• Task objective
Starting with the first line of the data below, copy each line up to and including the one containing "4.62,4.83,4.83,5.07,4.80,4.60,3.86,4.72,3.54,3.89,4.83];". Pictures stay out.

------------------------------

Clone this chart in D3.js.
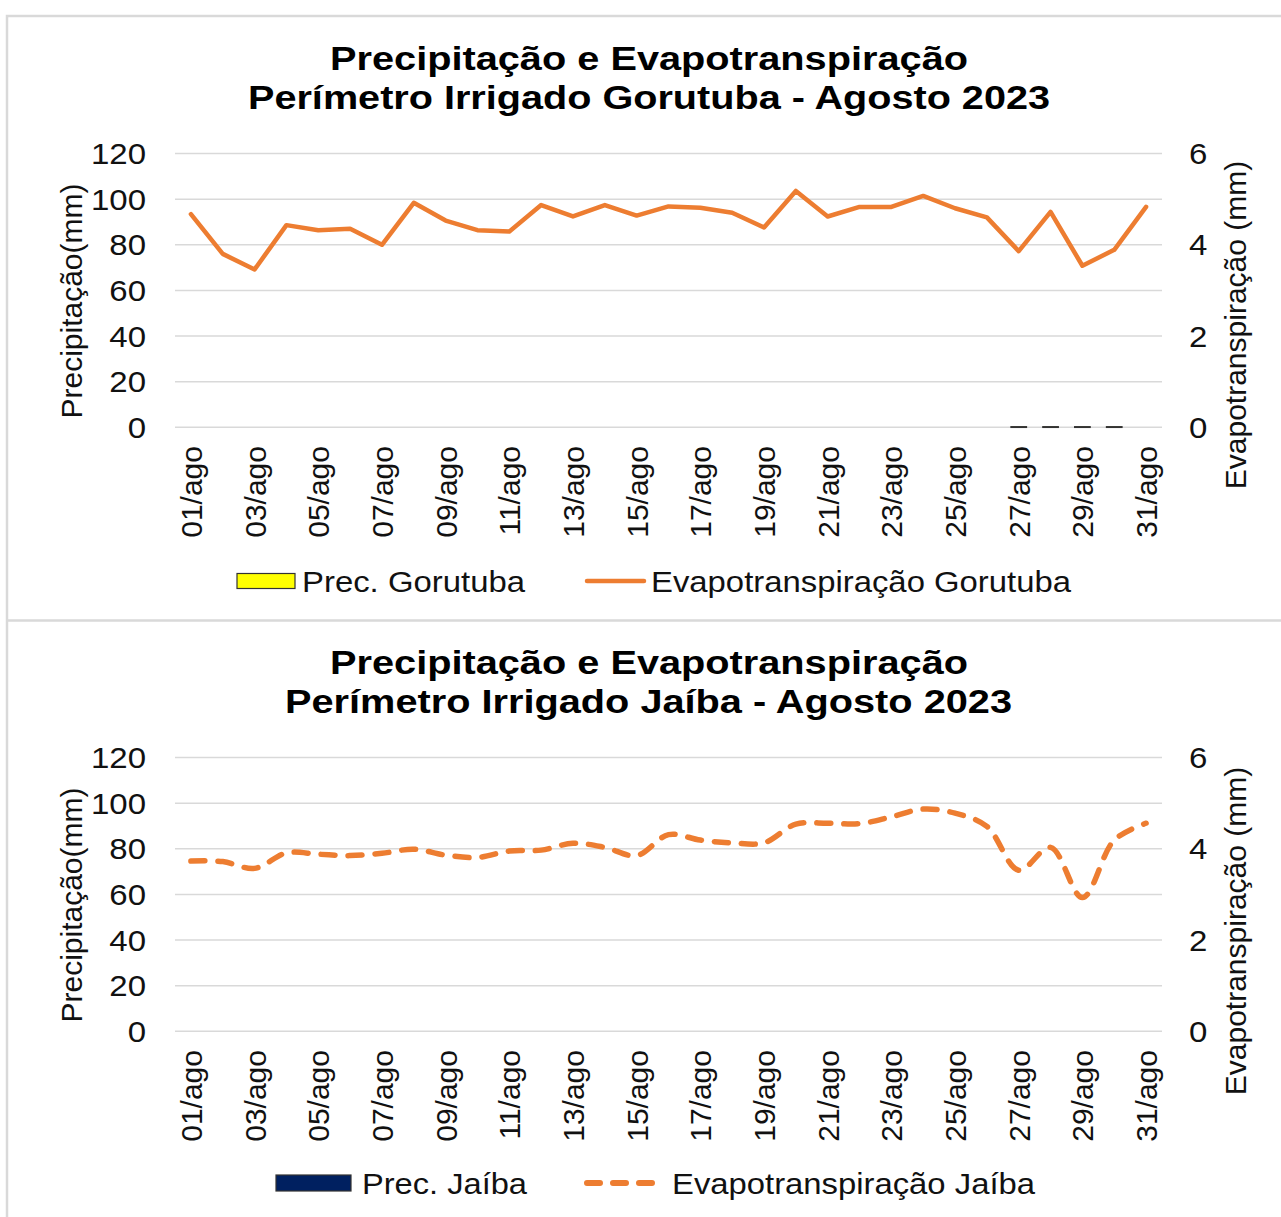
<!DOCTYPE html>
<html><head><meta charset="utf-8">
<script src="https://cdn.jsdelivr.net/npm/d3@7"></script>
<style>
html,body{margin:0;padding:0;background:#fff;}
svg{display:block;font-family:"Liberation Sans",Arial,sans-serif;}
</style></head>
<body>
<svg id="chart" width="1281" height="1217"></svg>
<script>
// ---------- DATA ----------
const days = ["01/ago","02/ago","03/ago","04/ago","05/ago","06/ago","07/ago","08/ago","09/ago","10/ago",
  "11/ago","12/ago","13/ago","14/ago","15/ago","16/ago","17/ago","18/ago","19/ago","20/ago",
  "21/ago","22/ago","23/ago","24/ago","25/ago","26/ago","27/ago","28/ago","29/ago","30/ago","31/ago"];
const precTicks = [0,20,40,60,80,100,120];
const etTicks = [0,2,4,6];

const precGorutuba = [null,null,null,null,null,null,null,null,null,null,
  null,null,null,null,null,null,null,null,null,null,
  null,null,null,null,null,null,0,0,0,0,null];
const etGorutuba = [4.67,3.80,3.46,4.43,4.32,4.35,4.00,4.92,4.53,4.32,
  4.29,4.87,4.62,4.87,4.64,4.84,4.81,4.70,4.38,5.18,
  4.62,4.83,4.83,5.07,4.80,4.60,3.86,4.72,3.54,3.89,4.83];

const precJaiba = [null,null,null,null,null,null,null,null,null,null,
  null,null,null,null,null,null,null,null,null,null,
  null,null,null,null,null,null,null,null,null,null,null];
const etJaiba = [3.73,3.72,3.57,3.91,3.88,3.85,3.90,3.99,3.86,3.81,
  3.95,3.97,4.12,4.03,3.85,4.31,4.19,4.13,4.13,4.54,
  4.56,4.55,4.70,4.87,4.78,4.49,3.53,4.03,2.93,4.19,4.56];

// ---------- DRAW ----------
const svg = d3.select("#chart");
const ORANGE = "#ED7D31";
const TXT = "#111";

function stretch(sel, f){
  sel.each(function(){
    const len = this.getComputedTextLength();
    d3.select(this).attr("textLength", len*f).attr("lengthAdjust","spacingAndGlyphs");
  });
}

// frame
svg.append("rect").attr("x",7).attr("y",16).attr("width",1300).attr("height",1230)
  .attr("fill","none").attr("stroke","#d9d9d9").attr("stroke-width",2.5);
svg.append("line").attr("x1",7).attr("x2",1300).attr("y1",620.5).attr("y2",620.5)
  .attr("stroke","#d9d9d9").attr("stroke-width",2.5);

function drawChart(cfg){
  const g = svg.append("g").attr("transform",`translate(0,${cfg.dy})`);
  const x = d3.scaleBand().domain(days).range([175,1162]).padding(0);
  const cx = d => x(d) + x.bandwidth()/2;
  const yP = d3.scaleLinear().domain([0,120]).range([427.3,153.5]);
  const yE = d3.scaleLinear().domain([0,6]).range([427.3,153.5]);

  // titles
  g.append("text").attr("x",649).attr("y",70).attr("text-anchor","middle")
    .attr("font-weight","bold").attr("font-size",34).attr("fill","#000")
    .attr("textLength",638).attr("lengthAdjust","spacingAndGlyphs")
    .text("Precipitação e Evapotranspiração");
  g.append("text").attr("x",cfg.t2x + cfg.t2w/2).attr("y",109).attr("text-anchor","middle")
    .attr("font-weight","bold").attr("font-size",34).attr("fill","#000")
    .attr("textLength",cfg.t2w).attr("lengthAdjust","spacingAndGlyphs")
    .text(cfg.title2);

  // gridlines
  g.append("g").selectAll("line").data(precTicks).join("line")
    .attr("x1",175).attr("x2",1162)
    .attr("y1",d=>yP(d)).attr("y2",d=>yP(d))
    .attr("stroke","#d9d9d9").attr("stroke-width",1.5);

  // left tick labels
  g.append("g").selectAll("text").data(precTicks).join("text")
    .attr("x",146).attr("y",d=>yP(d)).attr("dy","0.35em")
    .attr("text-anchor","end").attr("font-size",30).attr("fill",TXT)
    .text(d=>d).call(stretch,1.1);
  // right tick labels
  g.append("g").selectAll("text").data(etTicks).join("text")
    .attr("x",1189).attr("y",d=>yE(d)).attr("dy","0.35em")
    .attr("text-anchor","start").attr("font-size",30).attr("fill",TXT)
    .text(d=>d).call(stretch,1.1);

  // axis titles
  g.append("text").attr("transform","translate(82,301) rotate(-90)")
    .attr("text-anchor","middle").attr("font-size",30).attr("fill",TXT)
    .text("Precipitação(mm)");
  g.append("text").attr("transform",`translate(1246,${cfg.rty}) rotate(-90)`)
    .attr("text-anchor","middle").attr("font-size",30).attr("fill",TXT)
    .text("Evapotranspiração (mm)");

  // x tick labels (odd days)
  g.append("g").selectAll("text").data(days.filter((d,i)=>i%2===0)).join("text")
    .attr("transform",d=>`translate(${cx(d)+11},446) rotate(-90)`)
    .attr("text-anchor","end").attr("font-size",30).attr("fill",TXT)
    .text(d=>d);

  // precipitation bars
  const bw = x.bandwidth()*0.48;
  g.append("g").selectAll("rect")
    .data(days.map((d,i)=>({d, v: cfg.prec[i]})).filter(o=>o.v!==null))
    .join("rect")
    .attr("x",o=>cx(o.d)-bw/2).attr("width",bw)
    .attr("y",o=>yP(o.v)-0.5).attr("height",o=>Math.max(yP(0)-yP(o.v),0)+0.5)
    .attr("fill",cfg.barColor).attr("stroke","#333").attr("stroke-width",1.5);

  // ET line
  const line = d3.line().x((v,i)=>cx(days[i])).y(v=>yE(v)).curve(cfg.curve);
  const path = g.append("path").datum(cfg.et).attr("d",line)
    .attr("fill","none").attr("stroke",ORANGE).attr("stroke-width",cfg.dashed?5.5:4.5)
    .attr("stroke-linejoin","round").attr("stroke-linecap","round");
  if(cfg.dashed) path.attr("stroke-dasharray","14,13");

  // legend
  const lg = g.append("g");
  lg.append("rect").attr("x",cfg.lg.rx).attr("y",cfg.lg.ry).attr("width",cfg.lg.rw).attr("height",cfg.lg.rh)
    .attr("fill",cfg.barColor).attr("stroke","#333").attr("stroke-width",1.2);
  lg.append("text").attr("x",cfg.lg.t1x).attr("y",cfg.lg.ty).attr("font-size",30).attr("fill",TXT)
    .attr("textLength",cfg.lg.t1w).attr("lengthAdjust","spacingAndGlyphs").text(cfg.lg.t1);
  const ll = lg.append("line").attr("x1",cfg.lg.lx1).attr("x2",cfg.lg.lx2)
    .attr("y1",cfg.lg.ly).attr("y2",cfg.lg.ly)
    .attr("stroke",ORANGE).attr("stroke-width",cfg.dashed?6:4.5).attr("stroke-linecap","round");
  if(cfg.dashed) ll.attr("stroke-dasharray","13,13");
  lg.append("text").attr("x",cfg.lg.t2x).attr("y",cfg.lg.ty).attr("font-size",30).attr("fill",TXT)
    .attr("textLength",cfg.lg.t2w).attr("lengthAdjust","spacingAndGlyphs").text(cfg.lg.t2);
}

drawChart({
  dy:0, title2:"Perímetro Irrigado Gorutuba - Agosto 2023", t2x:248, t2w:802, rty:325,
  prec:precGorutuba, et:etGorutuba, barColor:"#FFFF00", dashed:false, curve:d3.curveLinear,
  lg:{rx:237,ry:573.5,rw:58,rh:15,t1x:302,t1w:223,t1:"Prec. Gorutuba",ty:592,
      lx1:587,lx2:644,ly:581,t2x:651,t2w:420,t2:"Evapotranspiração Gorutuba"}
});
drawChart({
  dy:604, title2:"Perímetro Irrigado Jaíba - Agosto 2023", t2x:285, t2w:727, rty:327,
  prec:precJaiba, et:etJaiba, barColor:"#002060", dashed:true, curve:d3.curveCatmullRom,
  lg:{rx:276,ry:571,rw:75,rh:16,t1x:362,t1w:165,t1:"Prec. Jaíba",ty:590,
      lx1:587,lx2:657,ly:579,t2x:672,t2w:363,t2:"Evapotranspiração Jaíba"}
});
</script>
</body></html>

------------------------------

• Answer to this problem
Clone this chart in D3.js.
<!DOCTYPE html>
<html><head><meta charset="utf-8">
<script src="https://cdn.jsdelivr.net/npm/d3@7"></script>
<style>
html,body{margin:0;padding:0;background:#fff;}
svg{display:block;font-family:"Liberation Sans",Arial,sans-serif;}
</style></head>
<body>
<svg id="chart" width="1281" height="1217"></svg>
<script>
// ---------- DATA ----------
const days = ["01/ago","02/ago","03/ago","04/ago","05/ago","06/ago","07/ago","08/ago","09/ago","10/ago",
  "11/ago","12/ago","13/ago","14/ago","15/ago","16/ago","17/ago","18/ago","19/ago","20/ago",
  "21/ago","22/ago","23/ago","24/ago","25/ago","26/ago","27/ago","28/ago","29/ago","30/ago","31/ago"];
const precTicks = [0,20,40,60,80,100,120];
const etTicks = [0,2,4,6];

const precGorutuba = [null,null,null,null,null,null,null,null,null,null,
  null,null,null,null,null,null,null,null,null,null,
  null,null,null,null,null,null,0,0,0,0,null];
const etGorutuba = [4.67,3.80,3.46,4.43,4.32,4.35,4.00,4.92,4.53,4.32,
  4.29,4.87,4.62,4.87,4.64,4.84,4.81,4.70,4.38,5.18,
  4.62,4.83,4.83,5.07,4.80,4.60,3.86,4.72,3.54,3.89,4.83];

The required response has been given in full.